§ **EXERCISE DESCRIPTION**
Print, word for word, the opening line of the data below and every line after it through the line that contains "time = [1, 2, 3, 4, 5, 6]", but not the pictures.

§ **SUPPLIED MATERIAL**
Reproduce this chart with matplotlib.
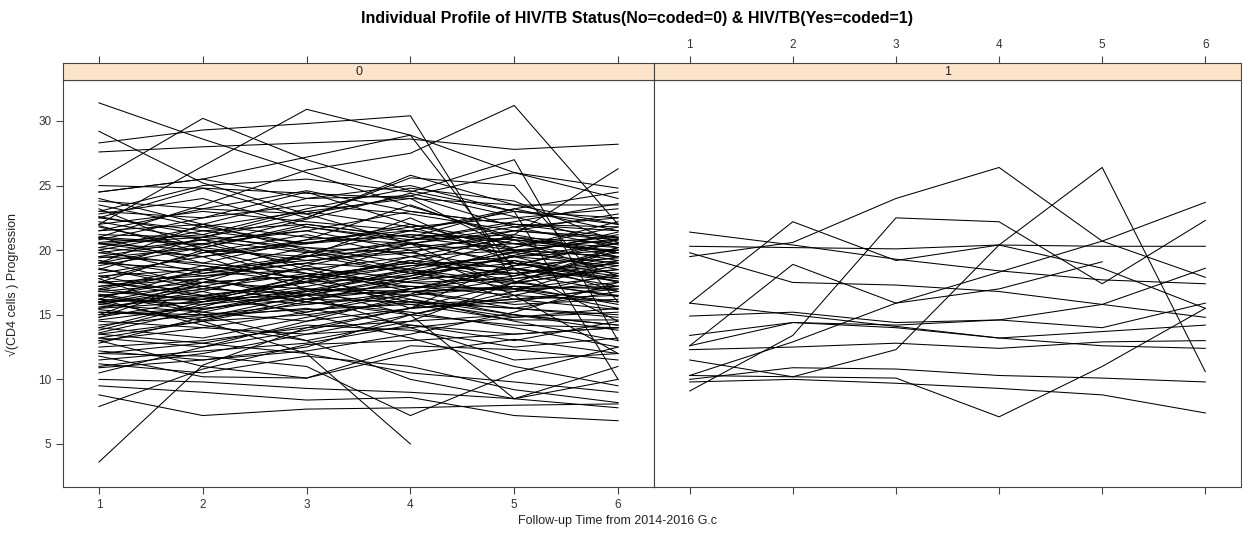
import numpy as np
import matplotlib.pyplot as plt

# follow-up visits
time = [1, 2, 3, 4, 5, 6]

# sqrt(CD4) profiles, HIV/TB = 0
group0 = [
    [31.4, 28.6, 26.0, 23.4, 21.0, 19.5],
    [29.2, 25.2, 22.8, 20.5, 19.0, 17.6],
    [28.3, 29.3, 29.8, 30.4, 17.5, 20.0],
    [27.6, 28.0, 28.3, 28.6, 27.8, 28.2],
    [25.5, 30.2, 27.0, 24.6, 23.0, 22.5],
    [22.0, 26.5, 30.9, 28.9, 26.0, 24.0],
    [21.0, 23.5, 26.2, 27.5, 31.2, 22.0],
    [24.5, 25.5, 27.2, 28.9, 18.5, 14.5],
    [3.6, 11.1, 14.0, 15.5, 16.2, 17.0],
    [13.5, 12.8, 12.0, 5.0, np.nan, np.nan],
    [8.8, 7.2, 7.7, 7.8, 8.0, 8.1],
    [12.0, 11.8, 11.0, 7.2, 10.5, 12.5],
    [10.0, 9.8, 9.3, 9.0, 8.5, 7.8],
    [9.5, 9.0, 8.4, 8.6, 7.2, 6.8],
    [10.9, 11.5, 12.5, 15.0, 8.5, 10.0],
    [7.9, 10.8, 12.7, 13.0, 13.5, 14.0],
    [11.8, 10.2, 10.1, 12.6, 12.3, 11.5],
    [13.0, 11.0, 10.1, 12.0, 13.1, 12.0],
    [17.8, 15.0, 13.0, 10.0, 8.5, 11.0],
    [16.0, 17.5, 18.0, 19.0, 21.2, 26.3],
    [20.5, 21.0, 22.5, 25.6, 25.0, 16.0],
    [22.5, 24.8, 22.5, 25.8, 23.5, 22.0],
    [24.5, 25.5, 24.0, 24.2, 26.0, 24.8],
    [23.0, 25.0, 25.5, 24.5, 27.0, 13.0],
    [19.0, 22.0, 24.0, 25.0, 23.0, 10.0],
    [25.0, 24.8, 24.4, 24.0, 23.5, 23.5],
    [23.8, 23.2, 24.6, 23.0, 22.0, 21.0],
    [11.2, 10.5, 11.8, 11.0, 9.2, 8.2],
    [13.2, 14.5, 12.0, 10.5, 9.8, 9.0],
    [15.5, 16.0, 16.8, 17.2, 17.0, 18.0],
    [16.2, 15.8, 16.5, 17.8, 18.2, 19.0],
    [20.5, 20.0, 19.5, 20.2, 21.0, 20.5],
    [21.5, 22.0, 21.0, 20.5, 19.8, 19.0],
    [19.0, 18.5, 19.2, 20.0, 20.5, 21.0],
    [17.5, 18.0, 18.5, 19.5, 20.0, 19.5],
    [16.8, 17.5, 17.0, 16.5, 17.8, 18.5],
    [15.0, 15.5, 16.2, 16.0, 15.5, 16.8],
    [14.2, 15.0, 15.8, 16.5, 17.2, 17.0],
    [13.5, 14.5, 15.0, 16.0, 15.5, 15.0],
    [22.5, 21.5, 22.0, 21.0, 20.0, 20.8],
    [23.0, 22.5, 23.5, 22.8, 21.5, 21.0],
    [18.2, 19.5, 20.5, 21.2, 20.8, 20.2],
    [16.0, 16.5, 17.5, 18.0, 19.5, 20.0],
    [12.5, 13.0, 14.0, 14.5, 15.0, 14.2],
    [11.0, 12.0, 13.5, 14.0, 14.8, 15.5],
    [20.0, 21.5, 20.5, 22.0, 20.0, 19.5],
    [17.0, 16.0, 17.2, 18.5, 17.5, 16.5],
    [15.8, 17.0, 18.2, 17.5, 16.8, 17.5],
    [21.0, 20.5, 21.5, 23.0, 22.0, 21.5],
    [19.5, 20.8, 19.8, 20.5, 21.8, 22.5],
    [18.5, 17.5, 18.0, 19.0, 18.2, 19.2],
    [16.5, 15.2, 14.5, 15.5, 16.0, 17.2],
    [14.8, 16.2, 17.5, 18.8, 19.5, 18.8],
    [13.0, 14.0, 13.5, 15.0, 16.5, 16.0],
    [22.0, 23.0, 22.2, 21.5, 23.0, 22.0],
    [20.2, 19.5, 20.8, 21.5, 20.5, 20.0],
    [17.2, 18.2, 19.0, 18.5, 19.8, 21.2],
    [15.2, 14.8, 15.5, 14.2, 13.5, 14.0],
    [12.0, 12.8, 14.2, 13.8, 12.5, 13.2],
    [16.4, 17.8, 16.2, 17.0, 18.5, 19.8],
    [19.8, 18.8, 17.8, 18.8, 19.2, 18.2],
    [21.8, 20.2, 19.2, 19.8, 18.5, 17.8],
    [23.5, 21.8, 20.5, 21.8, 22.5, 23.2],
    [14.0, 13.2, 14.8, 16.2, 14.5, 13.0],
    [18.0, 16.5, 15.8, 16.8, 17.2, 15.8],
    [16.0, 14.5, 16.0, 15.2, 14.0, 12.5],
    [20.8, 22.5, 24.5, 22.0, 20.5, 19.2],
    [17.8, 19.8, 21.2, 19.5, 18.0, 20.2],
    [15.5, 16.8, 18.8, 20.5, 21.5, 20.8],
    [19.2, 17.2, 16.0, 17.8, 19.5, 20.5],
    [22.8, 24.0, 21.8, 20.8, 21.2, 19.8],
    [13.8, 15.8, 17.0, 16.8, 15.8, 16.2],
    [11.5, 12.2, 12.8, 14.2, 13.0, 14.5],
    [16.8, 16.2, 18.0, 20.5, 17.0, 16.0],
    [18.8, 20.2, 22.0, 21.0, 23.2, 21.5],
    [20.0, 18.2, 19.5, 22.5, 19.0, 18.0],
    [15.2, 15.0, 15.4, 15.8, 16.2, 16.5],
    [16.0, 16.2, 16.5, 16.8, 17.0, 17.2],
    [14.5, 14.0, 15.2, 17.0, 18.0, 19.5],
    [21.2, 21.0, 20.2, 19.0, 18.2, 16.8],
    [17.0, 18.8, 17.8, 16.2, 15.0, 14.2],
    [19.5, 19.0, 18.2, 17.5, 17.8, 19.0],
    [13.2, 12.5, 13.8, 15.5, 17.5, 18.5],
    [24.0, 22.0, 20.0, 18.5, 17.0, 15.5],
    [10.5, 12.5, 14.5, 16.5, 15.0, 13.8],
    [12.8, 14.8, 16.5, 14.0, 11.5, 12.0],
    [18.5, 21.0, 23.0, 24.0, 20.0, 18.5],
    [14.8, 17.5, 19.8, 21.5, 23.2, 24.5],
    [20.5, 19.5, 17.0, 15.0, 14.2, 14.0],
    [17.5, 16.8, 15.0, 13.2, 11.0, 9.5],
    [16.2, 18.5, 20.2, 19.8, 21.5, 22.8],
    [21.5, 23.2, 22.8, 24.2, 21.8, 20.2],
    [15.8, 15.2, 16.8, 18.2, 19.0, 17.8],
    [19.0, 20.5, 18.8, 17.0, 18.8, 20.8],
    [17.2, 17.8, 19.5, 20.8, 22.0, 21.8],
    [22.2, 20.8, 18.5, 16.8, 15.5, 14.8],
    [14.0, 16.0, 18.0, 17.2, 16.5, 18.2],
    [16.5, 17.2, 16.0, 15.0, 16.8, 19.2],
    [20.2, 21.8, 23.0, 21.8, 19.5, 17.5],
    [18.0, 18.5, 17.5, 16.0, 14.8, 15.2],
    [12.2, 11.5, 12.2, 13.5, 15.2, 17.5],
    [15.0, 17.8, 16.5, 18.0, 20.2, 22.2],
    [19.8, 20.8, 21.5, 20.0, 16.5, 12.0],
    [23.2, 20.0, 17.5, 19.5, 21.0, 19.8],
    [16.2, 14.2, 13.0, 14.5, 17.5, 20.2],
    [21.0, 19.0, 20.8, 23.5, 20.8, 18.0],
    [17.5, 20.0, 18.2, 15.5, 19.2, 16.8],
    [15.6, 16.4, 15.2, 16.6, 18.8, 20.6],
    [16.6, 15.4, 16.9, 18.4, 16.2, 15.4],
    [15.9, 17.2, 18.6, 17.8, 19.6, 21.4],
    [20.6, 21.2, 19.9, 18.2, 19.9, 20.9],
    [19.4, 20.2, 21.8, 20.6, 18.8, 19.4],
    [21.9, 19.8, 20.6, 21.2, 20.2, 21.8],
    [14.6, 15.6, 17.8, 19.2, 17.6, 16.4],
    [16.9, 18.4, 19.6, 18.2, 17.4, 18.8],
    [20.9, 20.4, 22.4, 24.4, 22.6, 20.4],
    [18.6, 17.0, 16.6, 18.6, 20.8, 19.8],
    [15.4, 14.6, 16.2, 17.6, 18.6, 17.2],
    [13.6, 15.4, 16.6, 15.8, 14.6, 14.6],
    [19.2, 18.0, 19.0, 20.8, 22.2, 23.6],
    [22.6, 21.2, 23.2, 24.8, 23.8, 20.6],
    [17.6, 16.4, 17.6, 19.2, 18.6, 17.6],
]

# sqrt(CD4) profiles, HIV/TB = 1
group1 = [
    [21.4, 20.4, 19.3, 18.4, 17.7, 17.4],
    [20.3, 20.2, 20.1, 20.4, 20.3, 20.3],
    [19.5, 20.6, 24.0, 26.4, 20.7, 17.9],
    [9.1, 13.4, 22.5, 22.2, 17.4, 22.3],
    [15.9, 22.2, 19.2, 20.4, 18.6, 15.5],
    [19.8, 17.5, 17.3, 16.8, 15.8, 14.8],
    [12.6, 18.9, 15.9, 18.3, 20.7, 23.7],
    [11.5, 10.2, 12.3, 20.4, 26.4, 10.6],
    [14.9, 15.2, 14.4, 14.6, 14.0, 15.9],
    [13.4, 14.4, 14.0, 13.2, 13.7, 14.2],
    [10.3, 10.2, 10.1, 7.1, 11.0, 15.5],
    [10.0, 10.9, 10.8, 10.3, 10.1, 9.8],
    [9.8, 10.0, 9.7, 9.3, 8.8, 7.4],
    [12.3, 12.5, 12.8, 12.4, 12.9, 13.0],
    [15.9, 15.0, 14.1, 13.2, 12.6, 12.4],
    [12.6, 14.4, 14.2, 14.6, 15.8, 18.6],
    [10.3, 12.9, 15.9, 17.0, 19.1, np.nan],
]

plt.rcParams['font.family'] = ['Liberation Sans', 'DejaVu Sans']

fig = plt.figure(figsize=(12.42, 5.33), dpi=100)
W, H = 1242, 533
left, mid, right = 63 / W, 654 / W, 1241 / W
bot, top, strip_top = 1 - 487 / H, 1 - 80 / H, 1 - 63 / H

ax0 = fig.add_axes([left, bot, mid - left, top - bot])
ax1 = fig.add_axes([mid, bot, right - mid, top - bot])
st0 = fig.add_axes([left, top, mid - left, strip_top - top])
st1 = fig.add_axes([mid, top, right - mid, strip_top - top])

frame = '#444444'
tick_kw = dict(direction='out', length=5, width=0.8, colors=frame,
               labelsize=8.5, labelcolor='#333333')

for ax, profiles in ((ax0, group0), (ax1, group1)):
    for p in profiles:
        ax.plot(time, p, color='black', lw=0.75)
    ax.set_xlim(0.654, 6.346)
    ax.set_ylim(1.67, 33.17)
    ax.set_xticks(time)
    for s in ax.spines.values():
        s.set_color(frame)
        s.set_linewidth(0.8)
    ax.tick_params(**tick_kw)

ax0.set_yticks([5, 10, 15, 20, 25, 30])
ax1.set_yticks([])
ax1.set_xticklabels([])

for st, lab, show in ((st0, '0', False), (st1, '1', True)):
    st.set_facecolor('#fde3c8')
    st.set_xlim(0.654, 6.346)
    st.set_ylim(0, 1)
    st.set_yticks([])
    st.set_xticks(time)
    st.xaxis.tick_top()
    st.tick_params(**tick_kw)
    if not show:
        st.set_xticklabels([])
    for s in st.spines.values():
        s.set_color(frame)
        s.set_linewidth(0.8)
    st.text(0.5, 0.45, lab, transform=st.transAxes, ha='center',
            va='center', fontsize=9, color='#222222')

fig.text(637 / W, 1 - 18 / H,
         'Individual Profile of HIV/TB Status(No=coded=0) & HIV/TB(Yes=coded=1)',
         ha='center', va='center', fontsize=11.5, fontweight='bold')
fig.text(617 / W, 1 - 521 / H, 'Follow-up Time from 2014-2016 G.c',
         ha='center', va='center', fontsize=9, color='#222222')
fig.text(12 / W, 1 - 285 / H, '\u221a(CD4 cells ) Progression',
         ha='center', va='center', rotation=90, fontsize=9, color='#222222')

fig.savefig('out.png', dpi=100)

§ **EXERCISE RESPONSE**
Reproduce this chart with matplotlib.
import numpy as np
import matplotlib.pyplot as plt

# follow-up visits
time = [1, 2, 3, 4, 5, 6]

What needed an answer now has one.